James Hogg: The Private Memoirs And Confessions Of A Justified Sinner
This is one of the most fascinating novels I’ve read in recent times. It deals with Calvinist predestination, fanaticism, demonic possession, insanity, the nature of good and evil, and the power of religion over individuals.
Robert Wringhim is the unfortunate result of a marriage torn apart by religion. Reared by a devout mother and named after her guardian, the Reverend Robert Wringhim, the child grows up hating his father, a man who had little patience for religion, and brother, who lives with his father and is due to inherit all his fortune. Assured by the Reverend that he’s one of God’s chosen people for salvation, as set forth by Calvinist doctrine, he wonders if such a person can commit sins and whether sins can affect at all his state of grace. For is it not written that he’s predestined to go to Heaven?
Under this belief he befriends a mysterious man who has a striking resemblance to him. Together they discuss theology and slowly Wringhim allows himself to be convinced that he could do God’s work by killing sinners and people predestined to Hell.

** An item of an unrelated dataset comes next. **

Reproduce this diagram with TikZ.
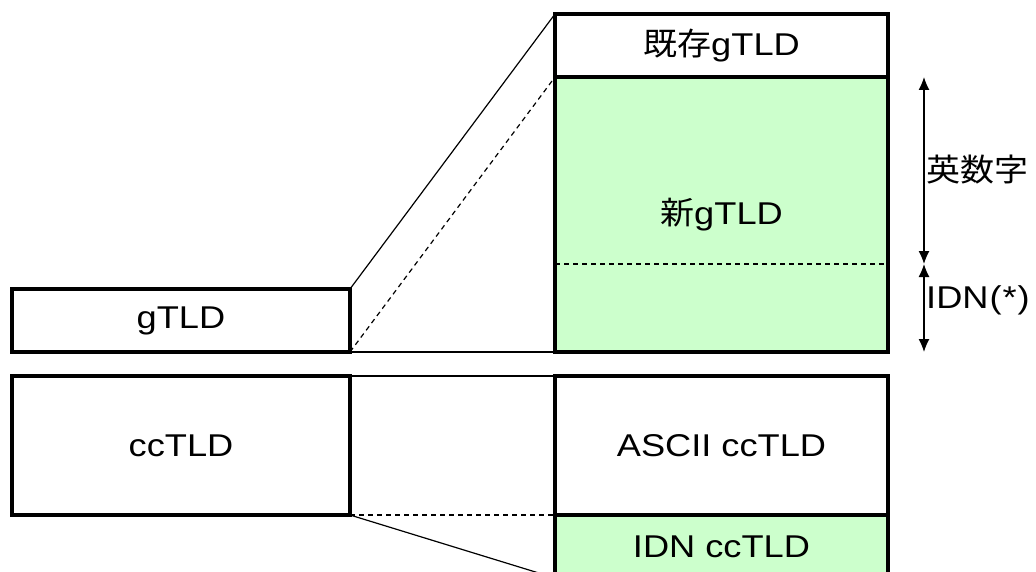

He believes his friend to be Prince Peter the Great of Russia, walking anonymously through Europe, and having chosen Wringhim for important deeds (this should convince anyone Wrinhgim isn't the sanest person in the world). In fact the man calls himself Gil-Martin and from enough hints throughout the novel one can surmise he’s the Devil, or a demon sent to tempt the young man.
Whatever he is, he begins influencing Wringhim’s life until he decides to kill his brother, and things only get better from there.
Written in 1824, it could easily be described as a Gothic novel. Gil-Martin is a clear example of a doppelgänger, following Wringhim everywhere as if he were his own shadow. And the structure of the novel comes from the genre, purporting to be a manuscript found and published by an editor. Said editor adds a preface that gives a lot of background information but is later contradicted. So the novel can’t be fully trusted. At times it’s a psychological novel, as Wringhim questions whether he’s not just insane. Every once in a while he seems to forget whole periods in which things happen that people accuse him of. So either someone is taking his place or he’s just blocking memories. But the editor's narrative confirms Gil-Martin, or someone close to Wringhim, really existed, so it can't all be delusions. This novel is a lovely conudrum that doesn't explain itself; fortunately this isn't a novel that needs much of an explanation, its strenght being in the ideas explored.
As I read it, I remember thinking this owed a lot to Crime and Punishment until I realized it had been written forty years before. As a study of guilt and the belief that moral superiority frees a man of all laws, Hogg’s novel is on the same level as Dostoevsky’s. James Hogg, from what I understand, is an obscure writer and this remains his most popular novel, only rediscovered in the last decades. But it’s a work that grants him a place as one of the most interesting writers ever.